A classic states-rights battle played out in front of a federal appeals court Friday, with three rural Utah counties trying one last time to gain ownership over dirt roads running through federal public lands.
Technically, the case is limited to the 16 specific routes identified in the 1996 lawsuit brought by the Southern Utah Wilderness Alliance and the Sierra Club. But in reality, the 10th U.S. Circuit Court of Appeals' decision could affect claims to thousands of miles of dirt roads and trails that crisscross federal lands in virtually all of rural Utah and throughout the western United States.
On Friday, the three-judge panel quickly keyed in to the widespread implications of the issue, with 10th Circuit Judge Michael McConnell asking a state attorney if the matter wasn't really a "test case" meant to test the water for future claims.
"If you win, is it your client's position that there may be many other tracks or roads that the county will move to improve?" McConnell said. "Are there other suits waiting in the wings?"

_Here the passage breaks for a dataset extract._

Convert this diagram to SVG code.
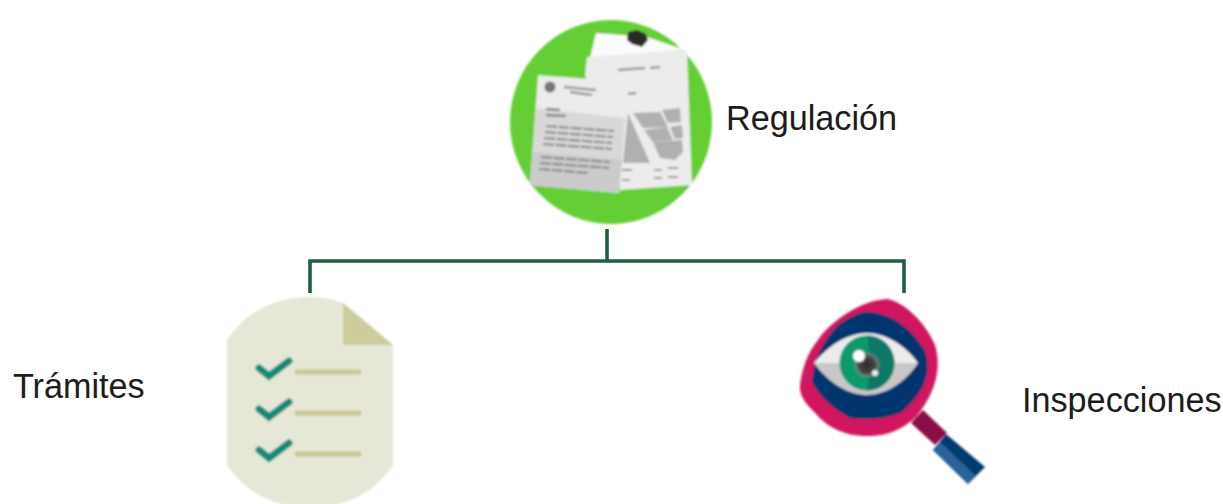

Assistant Utah Attorney General Ralph Finlayson affirmed the test case designation, saying there are "thousands" of disputed rights of way in Utah alone.
"There are many other roads that would be affected by the precedent of this case," he said.
Outside of court, Finlayson declined to say how many lawsuits could be expected to be filed if the counties prevail on appeal. On Wednesday, the state filed a complaint on behalf of six Utah counties Beaver, Box Elder, Emery, Uintah, Washington and Wayne seeking title to six identified routes.
With regard to the scope of the issue, attorney Jerome Epstein, representing SUWA and the Sierra Club, suggested states could use a favorable ruling to seek title to "tens of thousands" of hiking trails in national parks.
"The ramifications of the decision in this case are enormous," Epstein said. "This is not hypothetical. States from 1898 to 2000 have attempted to seize public lands by fiat."
The counties are attempting to claim ownership of the routes, many of which are little more than indistinct two-tracks and cattle trails, under a 19th century mining law called RS2477. The law was repealed in 1976, but any road in place prior to that time can qualify as a local right of way for purposes of highway construction.